* Supplied information *
[start]
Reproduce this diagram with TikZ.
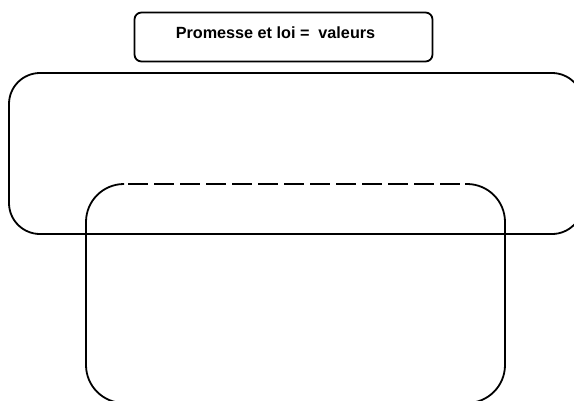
\documentclass[tikz,border=0pt]{standalone}
\usepackage{fontspec}
\newfontfamily\boxfont{Liberation Sans}
\usepackage{tikz}
\tikzset{titlebox/.style={draw, line width=1.8pt, rounded corners=7pt,
  minimum width=298pt, minimum height=49pt, inner sep=0pt, text depth=8pt,
  font=\boxfont\bfseries\fontsize{16.2}{19}\selectfont}}
\tikzset{frame/.style={line width=1.8pt, rounded corners=#1}}
\tikzset{dashtop/.style={line width=1.8pt, dash pattern=on 20pt off 6pt, dash phase=21pt}}

\begin{document}
\begin{tikzpicture}[x=1pt, y=-1pt]

\useasboundingbox (0,0) rectangle (574,400);
\clip (0,0) rectangle (574,400);

\node [titlebox] (title) at (283.5,37) {Promesse et loi =\ \ valeurs\hspace*{16pt}};

\draw [frame=31pt] (9,73) rectangle (583,234);

\coordinate (lowTL) at (123,184);
\coordinate (lowTR) at (465,184);
\draw [frame=38pt] (lowTL) -- (86,184) -- (86,403) -- (505,403) -- (505,184) -- (lowTR);
\draw [dashtop] (lowTL) -- (lowTR);

\end{tikzpicture}
\end{document}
[end]
* Exercise instructions *
Transcribe the full listing above exactly as it stands, minus the pictures.

* Response *
Reproduce this diagram with TikZ.
\documentclass[tikz,border=0pt]{standalone}
\usepackage{fontspec}
\newfontfamily\boxfont{Liberation Sans}
\usepackage{tikz}
\tikzset{titlebox/.style={draw, line width=1.8pt, rounded corners=7pt,
  minimum width=298pt, minimum height=49pt, inner sep=0pt, text depth=8pt,
  font=\boxfont\bfseries\fontsize{16.2}{19}\selectfont}}
\tikzset{frame/.style={line width=1.8pt, rounded corners=#1}}
\tikzset{dashtop/.style={line width=1.8pt, dash pattern=on 20pt off 6pt, dash phase=21pt}}

\begin{document}
\begin{tikzpicture}[x=1pt, y=-1pt]

\useasboundingbox (0,0) rectangle (574,400);
\clip (0,0) rectangle (574,400);

\node [titlebox] (title) at (283.5,37) {Promesse et loi =\ \ valeurs\hspace*{16pt}};

\draw [frame=31pt] (9,73) rectangle (583,234);

\coordinate (lowTL) at (123,184);
\coordinate (lowTR) at (465,184);
\draw [frame=38pt] (lowTL) -- (86,184) -- (86,403) -- (505,403) -- (505,184) -- (lowTR);
\draw [dashtop] (lowTL) -- (lowTR);

\end{tikzpicture}
\end{document}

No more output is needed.